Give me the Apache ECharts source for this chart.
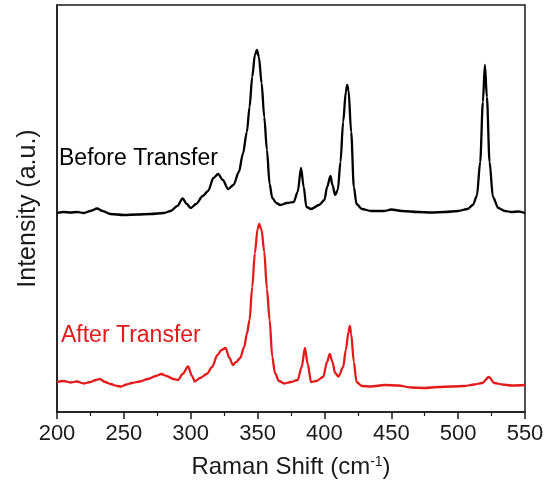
<!DOCTYPE html>
<html>
<head>
<meta charset="utf-8">
<script src="https://cdn.jsdelivr.net/npm/echarts@6/dist/echarts.min.js"></script>
<style>
  html, body { margin: 0; padding: 0; background: #fff; }
  #chart { width: 548px; height: 486px; }
</style>
</head>
<body>
<div id="chart"></div>
<script>
// Raman shift (cm-1) vs intensity (a.u., offset stacked as in the figure)
const seriesNames = ['Before Transfer', 'After Transfer'];
const xTicks = [200, 250, 300, 350, 400, 450, 500, 550];

const beforeTransfer = [
  [200, 199], [205, 200], [210, 199.5], [215, 200], [220, 199], [225, 201], [230, 203.5], [234, 201],
  [240, 198], [250, 197], [260, 197.5], [270, 198], [280, 199], [285, 201], [290, 206], [294, 213.5],
  [297, 208], [300, 204], [304, 208], [309, 216], [313, 221], [317, 234], [320.5, 238], [324, 232],
  [328, 223], [332, 227], [336, 240], [339, 258], [342, 280], [344, 305], [346, 335], [348, 357],
  [349.5, 362], [351, 355], [353, 329], [355, 295], [357, 262], [359, 228], [361, 214], [364, 209],
  [367, 207], [372, 209], [377, 210], [380, 220], [382.5, 244], [384.5, 225], [386.5, 205], [390, 203],
  [396, 207], [400, 212], [402, 225], [404.5, 236], [406, 227], [408, 217], [410, 222], [412, 250],
  [414, 290], [416, 320], [417, 327], [418, 322], [420, 280], [422, 225], [424, 208], [428, 203],
  [435, 201], [445, 201], [450, 202.5], [458, 201], [470, 200], [480, 199.5], [490, 200], [500, 201],
  [507, 203], [511, 207], [514, 216], [516.5, 250], [518.5, 310], [520, 347], [521.5, 315], [523.5, 250],
  [526, 215], [530, 204], [535, 201], [540, 200], [545, 200.5], [550, 199]
];

const afterTransfer = [
  [200, 30], [205, 31], [210, 29.5], [215, 30.5], [220, 28.5], [225, 30], [229, 32], [232, 33],
  [236, 30], [240, 28], [245, 26], [248, 25.5], [252, 27.5], [256, 29], [262, 30.5], [268, 33],
  [274, 36], [278, 38], [282, 36], [287, 33], [290.5, 32], [294, 38], [298, 45.5], [301, 36],
  [303, 30.5], [307, 34], [312, 38], [316, 45], [320, 57], [323, 62], [326, 64], [329, 54],
  [331.5, 47], [334, 50], [337, 54], [340, 65], [342, 78], [344, 92], [346, 125], [348, 159],
  [350, 183], [351.2, 188], [353, 182], [355, 160], [357, 123], [359, 92], [361, 55], [363, 39],
  [366, 31], [370, 28.5], [375, 30], [380, 32], [383, 45], [385.4, 64], [387.5, 48], [390, 30],
  [394, 31], [399, 35], [402, 50], [404, 58], [406, 50], [408, 39], [410.5, 35.5], [414, 45],
  [416, 62], [418, 80], [419, 86], [420, 78], [422, 50], [424, 30], [428, 26], [435, 25.5],
  [445, 27], [455, 26.5], [465, 24.5], [475, 24], [485, 25], [495, 25.5], [505, 26], [512, 27.5],
  [518, 29], [523, 35], [527, 29], [533, 27.5], [540, 26.5], [550, 27]
];

const chart = echarts.init(document.getElementById('chart'), null, { renderer: 'canvas' });
const FONT = 'Liberation Sans, Arial, sans-serif';

chart.setOption({
  animation: false,
  backgroundColor: '#fff',
  grid: {
    left: 57, right: 23, top: 5, bottom: 74,
    show: true, borderColor: '#1a1a1a', borderWidth: 1.5
  },
  xAxis: {
    type: 'value',
    min: xTicks[0], max: xTicks[xTicks.length - 1], interval: 50,
    name: 'Raman Shift (cm{sup|-1})',
    nameLocation: 'middle',
    nameGap: 43,
    nameTextStyle: {
      fontFamily: FONT, fontSize: 24, color: '#1a1a1a',
      rich: { sup: { fontFamily: FONT, fontSize: 14, verticalAlign: 'top', padding: [0, 0, 10, 0], color: '#1a1a1a' } }
    },
    axisLine: { show: true, onZero: false, lineStyle: { color: '#1a1a1a', width: 1.5 } },
    axisTick: { show: true, inside: false, length: 7, lineStyle: { color: '#1a1a1a', width: 1.5 } },
    minorTick: { show: true, splitNumber: 2, length: 4, lineStyle: { color: '#1a1a1a', width: 1.2 } },
    axisLabel: { fontFamily: FONT, fontSize: 22, color: '#1a1a1a', margin: 11 },
    splitLine: { show: false }
  },
  yAxis: {
    type: 'value',
    min: 0, max: 407,
    name: 'Intensity (a.u.)',
    nameLocation: 'middle',
    nameGap: 16,
    nameRotate: 90,
    nameTextStyle: { fontFamily: FONT, fontSize: 25, color: '#1a1a1a' },
    axisLine: { show: true, lineStyle: { color: '#1a1a1a', width: 1.5 } },
    axisTick: { show: false },
    axisLabel: { show: false },
    splitLine: { show: false }
  },
  series: [
    {
      name: seriesNames[0], type: 'line', data: beforeTransfer,
      showSymbol: false, smooth: 0.3, smoothMonotone: 'x',
      lineStyle: { color: '#000', width: 2.3 }
    },
    {
      name: seriesNames[1], type: 'line', data: afterTransfer,
      showSymbol: false, smooth: 0.3, smoothMonotone: 'x',
      lineStyle: { color: '#e31a1a', width: 2.3 }
    }
  ],
  graphic: [
    {
      type: 'text', left: 59, top: 147,
      style: { text: seriesNames[0], fontFamily: FONT, fontSize: 23, fill: '#000' }
    },
    {
      type: 'text', left: 61, top: 324,
      style: { text: seriesNames[1], fontFamily: FONT, fontSize: 23, fill: '#e31a1a' }
    }
  ]
});
</script>
</body>
</html>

--*--

Required task — Extract, word for word, each line from the top of the data down to and including the line with "const xTicks = [200, 250, 300, 350, 400, 450, 500, 550];"; skip the pictures.

Task output —
Give me the Apache ECharts source for this chart.
<!DOCTYPE html>
<html>
<head>
<meta charset="utf-8">
<script src="https://cdn.jsdelivr.net/npm/echarts@6/dist/echarts.min.js"></script>
<style>
  html, body { margin: 0; padding: 0; background: #fff; }
  #chart { width: 548px; height: 486px; }
</style>
</head>
<body>
<div id="chart"></div>
<script>
// Raman shift (cm-1) vs intensity (a.u., offset stacked as in the figure)
const seriesNames = ['Before Transfer', 'After Transfer'];
const xTicks = [200, 250, 300, 350, 400, 450, 500, 550];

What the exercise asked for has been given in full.